SES Chicago Report
Published 19 years, 11 months pastDue to some weather-related travel upheavals, I didn’t get to spend as much time at SES Chicago as I would have liked—I ended up flying in Tuesday afternoon, speaking before lunch Wednesday, and leaving Wednesday evening. Still, the panel went very well, the speakers were quite gracious, and I didn’t even need a fire extinguisher.
Based on what was said in the panel and the fleeting conversations I was able to have (sometimes from the podium) with Matt Bailey and Shari Thurow, here’s what I took away from the conference:
- Semantic markup does not hurt your search engine rankings. It may even provide a small lift. However, the lift will be tiny, and it isn’t always a semantic consideration. Search engines seem to use markup the same way humans do: headings and elements that cause increased presentational weight, such as
<strong>
and<i>
, will raise slightly the weight of the content within said elements. So even the presentational-effect elements can have an effect. They also stated that if you’re using elements solely to increase ranking, you’re playing a loser’s game. - The earlier content sits in the document, the more weight it has… but again, this is a very minor effect.
- Hyperlink
title
attribute andlongdesc
text has no effect, positive or negative, on search engine ranking. The advice given was to have a link’s title text be the same as its content, and that anything you’d put into alongdesc
should just go into the page itself. (Remember: this advice is ruthlessly practical and specific to search-engine ranking, not based on any notions of purity.) - Having a valid document neither helps nor hurts ranking; validation is completely ignored. The (paraphrased) statement from a Yahoo! representative was that validation doesn’t help find better information for the user, because good information can (and usually does) appear on non-valid pages.

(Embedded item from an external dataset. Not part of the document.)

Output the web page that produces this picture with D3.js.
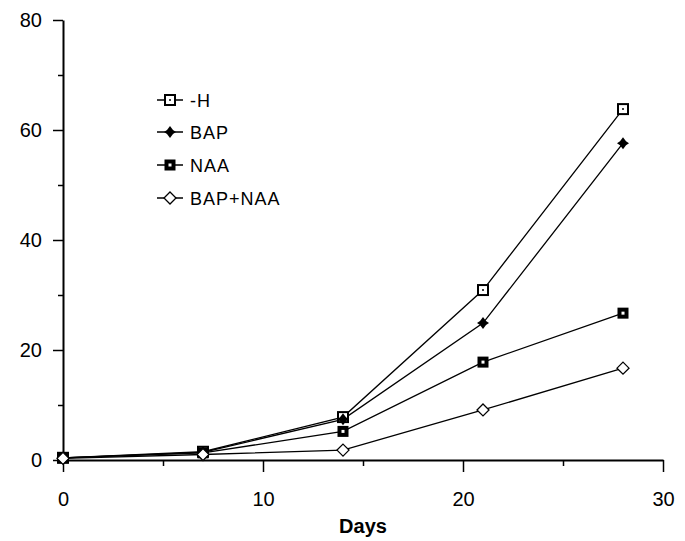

- Search engine indexers don’t care about smaller pages, although the people who run them do care about reducing bandwidth consumption, so they like smaller pages for that reason. But not enough to make it affect rankings.
- A lot of things that we take for granted as being good, like image-replacement techniques and Flash replacement techniques, are technologically indistinguishable from search-engine spamming techniques. (Mostly because these things are often used for the purpose of spamming search engines.) Things like throwing the text offscreen in order to show a background image, hiding layers of text for dynamic display, and so forth are all grouped together under the SEO-industry term “cloaking”. As the Yahoo! guy put it, 95% of cloaking is done for the specific purpose of spamming or otherwise rigging search engine results. So the 5% of it that isn’t… is us. And we’re taking a tiny risk of search-engine banishment because our “make this look pretty” tools are so often used for evil.
Reading that last point, you might be wondering: how much of a risk are you taking? Very little, as it turns out. Search engine indexers do not try to detect cloaking and then slam you into a blacklist—at least, they don’t do that right now. To get booted from a search engine, someone needs to have reported your site as trying to scam search engines. If that happens, then extra detection and evaluation measures kick in. That’s when you’re at risk of being blacklisted. Note that it takes, in effect, a tattletale to make this even a possibility. It’s also the case that if you find you’ve been booted and you think the booting unfair, you can appeal for a human review of your site.
So using standards will not, of itself, increase your risk of banishment from Google. If someone claims to Google that you’re a dirty search spammer, there’s a small but nonzero chance that you’ll get booted, especially if you’re using things like hidden text. If you do get booted and tell Google you aren’t a spammer, and they check and agree with you, you’ll be back in the index immediately.
So there’s no real reason to panic. But it’s still a bit dismaying to realize that the very same tools we use to make the Web better are much more often used to pollute it. I don’t suppose it’s surprising, though.
Due to my radically compressed schedule, I was unfortunately not able to ask most of the questions people suggested, and for that I’m very sorry. There was some talk of having me present at future SES conferences, however, so hopefully I’ll have more chances in the future. I’ll also work the e-mail contacts I developed to see what I can divine.